With the kickoff date in July, Germanwings plans to offer three fare categories. “Best” will provide flexible tickets, lounge access, priority security lanes, full frequent flyer recognition, free baggage and free drinks and meals on board. The middle seat will remain free in the first three rows, which are reserved for premium passengers. Germanwings is offering the business class-style service on all domestic routes and trips to Belgium, Austria, Switzerland, France, Russia and the U.K., but not on leisure services to the Mediterranean. Germanwings has decided on a 32-in. seat pitch in the first 10 rows.
Tickets in the “Smart” category are flexible, but can only be changed for a fee. Even frequent flyers can only use the lounge for a €25 charge, but drinks and snacks, as well as baggage, are free. The “Basic” plan is the cheapest, offering 29-in. seat pitch. Fares start at €33 one-way, and baggage, food and other services are extra.
Germanwings CEO Thomas Winkelmann says Smart fares will be offered from €53, and the Best category is offered in the €199-399 range.
Lufthansa claims Germanwings will be able to operate at 20% lower unit costs than the parent company. That cost difference used to be much larger, but with more integration and features, such as two frequent flyer programs, on the Germanwings side and cost cuts inside Lufthansa, the gap has narrowed recently. Germanwings is expected to make a profit in 2015.

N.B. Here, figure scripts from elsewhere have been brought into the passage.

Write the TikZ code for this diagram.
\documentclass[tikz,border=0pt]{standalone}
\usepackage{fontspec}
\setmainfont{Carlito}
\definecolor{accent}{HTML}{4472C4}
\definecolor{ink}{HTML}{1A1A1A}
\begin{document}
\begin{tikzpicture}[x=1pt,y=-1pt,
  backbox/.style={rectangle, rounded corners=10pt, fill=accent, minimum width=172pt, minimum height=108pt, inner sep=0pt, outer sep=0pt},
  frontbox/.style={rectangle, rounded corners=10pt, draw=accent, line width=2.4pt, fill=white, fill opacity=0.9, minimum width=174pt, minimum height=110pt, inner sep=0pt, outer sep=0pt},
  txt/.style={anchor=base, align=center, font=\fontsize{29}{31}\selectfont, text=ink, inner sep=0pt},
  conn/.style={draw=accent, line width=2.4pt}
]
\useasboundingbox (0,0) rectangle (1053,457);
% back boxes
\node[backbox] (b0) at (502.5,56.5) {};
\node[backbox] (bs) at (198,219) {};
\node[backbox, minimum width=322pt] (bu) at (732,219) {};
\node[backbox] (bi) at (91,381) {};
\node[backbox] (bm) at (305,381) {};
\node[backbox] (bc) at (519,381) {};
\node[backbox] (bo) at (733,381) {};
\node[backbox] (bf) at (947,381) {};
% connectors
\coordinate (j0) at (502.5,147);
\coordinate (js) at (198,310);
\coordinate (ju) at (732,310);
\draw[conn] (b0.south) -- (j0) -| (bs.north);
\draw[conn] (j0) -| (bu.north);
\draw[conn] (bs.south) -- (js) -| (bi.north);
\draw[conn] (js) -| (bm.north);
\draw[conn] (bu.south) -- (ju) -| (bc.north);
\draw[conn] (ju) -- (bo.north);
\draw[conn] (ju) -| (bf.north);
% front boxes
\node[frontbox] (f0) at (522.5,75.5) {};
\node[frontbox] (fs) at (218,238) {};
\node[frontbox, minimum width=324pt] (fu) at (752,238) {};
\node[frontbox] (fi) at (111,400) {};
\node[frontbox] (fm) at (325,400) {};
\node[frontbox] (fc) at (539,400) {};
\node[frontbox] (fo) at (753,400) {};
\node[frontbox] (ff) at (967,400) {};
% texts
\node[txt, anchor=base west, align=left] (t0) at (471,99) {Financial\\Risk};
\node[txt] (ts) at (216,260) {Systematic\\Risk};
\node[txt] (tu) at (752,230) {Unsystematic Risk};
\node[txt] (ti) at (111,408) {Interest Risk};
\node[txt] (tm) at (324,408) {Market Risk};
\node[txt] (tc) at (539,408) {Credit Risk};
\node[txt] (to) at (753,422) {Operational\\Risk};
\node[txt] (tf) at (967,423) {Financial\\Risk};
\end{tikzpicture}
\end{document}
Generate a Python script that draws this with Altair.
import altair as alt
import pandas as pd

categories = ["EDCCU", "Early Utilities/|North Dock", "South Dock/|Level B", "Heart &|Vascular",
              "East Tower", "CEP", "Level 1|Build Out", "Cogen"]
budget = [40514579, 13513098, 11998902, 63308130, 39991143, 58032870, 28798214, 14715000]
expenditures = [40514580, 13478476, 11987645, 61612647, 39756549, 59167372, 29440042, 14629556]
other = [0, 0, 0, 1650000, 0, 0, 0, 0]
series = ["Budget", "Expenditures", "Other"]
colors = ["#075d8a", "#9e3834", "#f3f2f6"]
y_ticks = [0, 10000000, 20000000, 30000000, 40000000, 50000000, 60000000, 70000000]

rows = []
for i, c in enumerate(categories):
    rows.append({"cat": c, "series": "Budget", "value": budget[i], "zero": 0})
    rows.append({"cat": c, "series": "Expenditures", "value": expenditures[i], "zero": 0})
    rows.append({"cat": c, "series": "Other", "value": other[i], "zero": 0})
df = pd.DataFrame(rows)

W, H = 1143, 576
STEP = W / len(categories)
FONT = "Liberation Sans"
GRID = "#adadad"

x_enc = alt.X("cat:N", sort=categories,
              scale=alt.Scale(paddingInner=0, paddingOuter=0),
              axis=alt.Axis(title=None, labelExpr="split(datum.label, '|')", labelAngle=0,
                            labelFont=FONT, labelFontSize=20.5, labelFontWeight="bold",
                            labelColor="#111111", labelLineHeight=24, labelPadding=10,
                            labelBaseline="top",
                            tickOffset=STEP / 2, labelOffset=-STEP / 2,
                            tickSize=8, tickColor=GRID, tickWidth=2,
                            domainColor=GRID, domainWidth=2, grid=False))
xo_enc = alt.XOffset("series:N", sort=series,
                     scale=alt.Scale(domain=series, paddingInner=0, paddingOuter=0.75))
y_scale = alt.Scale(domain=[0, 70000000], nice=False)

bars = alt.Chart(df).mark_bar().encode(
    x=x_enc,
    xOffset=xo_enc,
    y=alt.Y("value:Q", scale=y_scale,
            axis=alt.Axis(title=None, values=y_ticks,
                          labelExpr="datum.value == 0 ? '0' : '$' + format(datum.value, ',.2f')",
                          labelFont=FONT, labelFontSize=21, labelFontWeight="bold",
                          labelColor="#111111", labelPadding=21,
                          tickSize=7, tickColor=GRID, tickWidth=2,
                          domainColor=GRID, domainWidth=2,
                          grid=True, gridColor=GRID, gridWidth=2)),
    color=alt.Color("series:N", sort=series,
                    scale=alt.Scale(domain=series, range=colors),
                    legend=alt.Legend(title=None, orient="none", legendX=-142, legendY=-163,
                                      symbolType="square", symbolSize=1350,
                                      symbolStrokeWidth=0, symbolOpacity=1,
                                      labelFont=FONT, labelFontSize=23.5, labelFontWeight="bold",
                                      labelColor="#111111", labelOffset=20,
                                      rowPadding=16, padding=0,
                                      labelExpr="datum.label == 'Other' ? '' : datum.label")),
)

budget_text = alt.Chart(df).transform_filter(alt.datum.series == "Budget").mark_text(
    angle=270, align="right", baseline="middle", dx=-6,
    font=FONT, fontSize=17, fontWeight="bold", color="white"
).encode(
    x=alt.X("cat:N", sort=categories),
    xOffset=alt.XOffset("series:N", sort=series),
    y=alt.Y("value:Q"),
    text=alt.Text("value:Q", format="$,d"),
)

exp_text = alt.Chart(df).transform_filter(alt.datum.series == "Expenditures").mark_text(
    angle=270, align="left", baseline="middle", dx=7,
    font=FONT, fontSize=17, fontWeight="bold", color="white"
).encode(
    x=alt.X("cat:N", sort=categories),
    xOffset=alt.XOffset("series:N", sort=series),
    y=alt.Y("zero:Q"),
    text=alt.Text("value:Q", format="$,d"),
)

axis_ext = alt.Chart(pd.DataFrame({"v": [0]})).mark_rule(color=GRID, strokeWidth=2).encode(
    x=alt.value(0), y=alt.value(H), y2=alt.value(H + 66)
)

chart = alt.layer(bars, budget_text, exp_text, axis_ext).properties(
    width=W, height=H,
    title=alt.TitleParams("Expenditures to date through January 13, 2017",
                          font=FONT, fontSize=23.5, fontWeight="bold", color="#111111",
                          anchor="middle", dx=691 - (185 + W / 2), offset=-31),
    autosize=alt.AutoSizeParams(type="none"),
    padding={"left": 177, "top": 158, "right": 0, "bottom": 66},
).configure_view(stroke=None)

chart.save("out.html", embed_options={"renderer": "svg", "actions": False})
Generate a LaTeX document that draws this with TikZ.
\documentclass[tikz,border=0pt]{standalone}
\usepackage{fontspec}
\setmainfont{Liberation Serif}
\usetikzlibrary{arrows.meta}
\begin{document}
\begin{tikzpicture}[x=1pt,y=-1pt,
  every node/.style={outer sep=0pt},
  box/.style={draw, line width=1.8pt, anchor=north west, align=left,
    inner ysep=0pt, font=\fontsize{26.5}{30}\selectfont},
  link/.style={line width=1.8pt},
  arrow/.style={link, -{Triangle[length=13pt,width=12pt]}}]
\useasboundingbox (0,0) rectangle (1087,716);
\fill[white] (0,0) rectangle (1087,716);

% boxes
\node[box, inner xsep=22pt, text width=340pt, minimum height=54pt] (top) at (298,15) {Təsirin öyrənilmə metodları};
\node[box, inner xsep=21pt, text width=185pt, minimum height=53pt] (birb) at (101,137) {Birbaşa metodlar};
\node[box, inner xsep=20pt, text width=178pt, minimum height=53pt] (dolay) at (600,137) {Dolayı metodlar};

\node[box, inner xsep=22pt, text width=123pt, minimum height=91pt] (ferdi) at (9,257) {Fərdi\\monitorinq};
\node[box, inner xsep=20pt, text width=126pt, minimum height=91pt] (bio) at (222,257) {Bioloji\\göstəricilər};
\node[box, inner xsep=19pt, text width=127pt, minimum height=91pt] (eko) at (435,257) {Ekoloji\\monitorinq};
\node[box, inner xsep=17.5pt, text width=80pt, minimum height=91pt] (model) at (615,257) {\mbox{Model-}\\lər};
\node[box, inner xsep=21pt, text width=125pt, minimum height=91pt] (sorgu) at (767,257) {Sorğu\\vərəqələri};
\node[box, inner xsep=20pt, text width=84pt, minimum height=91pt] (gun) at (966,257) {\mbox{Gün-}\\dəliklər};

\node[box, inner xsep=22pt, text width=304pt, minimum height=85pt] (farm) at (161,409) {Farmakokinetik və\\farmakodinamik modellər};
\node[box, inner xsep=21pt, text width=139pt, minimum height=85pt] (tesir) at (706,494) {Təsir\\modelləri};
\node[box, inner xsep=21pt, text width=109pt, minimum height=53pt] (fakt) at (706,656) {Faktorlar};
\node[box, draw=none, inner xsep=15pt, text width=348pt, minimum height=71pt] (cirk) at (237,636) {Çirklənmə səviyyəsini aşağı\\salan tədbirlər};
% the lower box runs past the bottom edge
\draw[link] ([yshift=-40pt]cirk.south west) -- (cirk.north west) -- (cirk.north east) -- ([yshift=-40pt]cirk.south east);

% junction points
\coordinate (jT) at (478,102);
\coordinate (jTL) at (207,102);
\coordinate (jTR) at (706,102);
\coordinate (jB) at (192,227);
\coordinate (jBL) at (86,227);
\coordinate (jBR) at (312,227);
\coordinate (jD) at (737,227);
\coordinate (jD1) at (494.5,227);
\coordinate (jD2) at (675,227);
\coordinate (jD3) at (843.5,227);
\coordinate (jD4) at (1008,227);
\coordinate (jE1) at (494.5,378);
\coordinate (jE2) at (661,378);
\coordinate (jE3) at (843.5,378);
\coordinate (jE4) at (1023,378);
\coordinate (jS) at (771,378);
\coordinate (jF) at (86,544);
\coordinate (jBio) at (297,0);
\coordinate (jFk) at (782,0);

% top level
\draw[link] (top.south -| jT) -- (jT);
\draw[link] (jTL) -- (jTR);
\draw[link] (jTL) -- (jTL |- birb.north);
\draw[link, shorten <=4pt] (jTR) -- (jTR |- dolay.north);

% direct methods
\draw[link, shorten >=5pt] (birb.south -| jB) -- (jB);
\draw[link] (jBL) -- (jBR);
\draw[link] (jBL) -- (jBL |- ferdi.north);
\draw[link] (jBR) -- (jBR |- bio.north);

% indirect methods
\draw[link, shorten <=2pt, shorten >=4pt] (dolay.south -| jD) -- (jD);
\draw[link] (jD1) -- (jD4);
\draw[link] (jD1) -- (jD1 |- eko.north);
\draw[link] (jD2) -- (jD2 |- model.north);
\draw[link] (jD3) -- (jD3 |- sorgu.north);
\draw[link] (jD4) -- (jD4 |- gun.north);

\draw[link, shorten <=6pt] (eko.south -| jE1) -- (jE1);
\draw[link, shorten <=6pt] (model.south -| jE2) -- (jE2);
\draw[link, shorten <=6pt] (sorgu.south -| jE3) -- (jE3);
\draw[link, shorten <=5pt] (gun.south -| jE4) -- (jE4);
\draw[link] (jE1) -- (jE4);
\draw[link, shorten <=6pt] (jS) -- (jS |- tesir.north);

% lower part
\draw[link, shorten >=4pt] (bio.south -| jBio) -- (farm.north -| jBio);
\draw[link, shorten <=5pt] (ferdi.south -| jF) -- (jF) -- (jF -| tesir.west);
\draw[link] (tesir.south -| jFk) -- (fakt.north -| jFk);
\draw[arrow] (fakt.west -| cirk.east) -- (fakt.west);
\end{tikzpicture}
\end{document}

Lufthansa Group CEO Christoph Franz says that “the market has changed more quickly than we would have imagined only a few months ago,” leading to “significant cost pressure we have to react to.” The airline conceded its losses have been in the triple-digit-million-euro range in its short-haul operation for many years.
Franz said that Lufthansa had two options: pulling out of non-hub flying or continuing it, albeit at much lower costs.
Separately, Lufthansa decided to introduce a premium economy class across its entire long-haul fleet. The new seats will be introduced when the transition to the new lie-flat business class is completed, most likely by the end of 2014. Premium economy has been a standard feature for many long-haul carriers for many years, including direct competitors, such as British Airways, but Lufthansa has been concerned that too many business travelers might opt to trade down. With the new lie-flat seats in business, management is confident that the product difference is big enough to take the risk.
The airline has charged a group of product experts internally to work on the details of premium economy over several months. It plans to invest less than €100 million in the upgrade. No details as to the capacity share and product features have been decided.